Neither can we call this a begging of misery, or a borrowing of misery, as though we were not miserable enough of ourselves, but must fetch in more from the next house, in taking upon us the misery of our neighbors. Truly it were an excusable covetousness if we did; for affliction is a treasure, and scarce any man hath enough of it.
(from Meditation 17)
When listening to Layli Long Soldier discuss her book WHEREAS, which among many other things talks about the role of apology in the world, and about good and bad apologies, she suggested that what she’s looking for first from the colonising world is “freedom from denial”. I find this useful and necessary, this conception of freedom, and for me it ties into an insight that comes up again and again in different political struggles: that no-one is free until we are all free, and that my freedom depends on yours.
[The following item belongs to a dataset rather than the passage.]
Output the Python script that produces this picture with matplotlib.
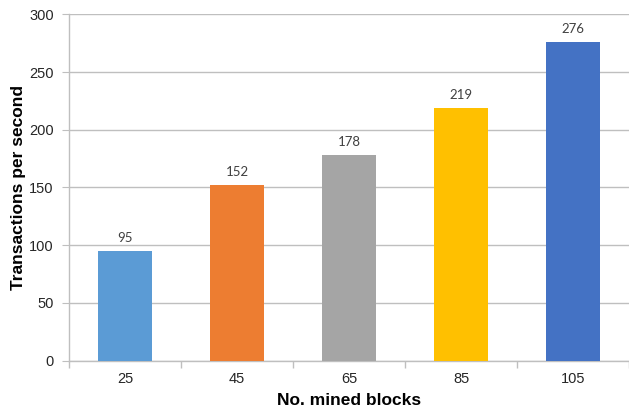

To see and to try to heal the parts of my life which take life away from you is to work for freedom for myself; to struggle for my freedom is to struggle for yours, when that struggle recognises shared difference and the different things we share. But this work doesn’t end, and the answers aren’t that easy, and there’s always mistakes to apologise for and new learning to do. And it’s not for any of us to know everything.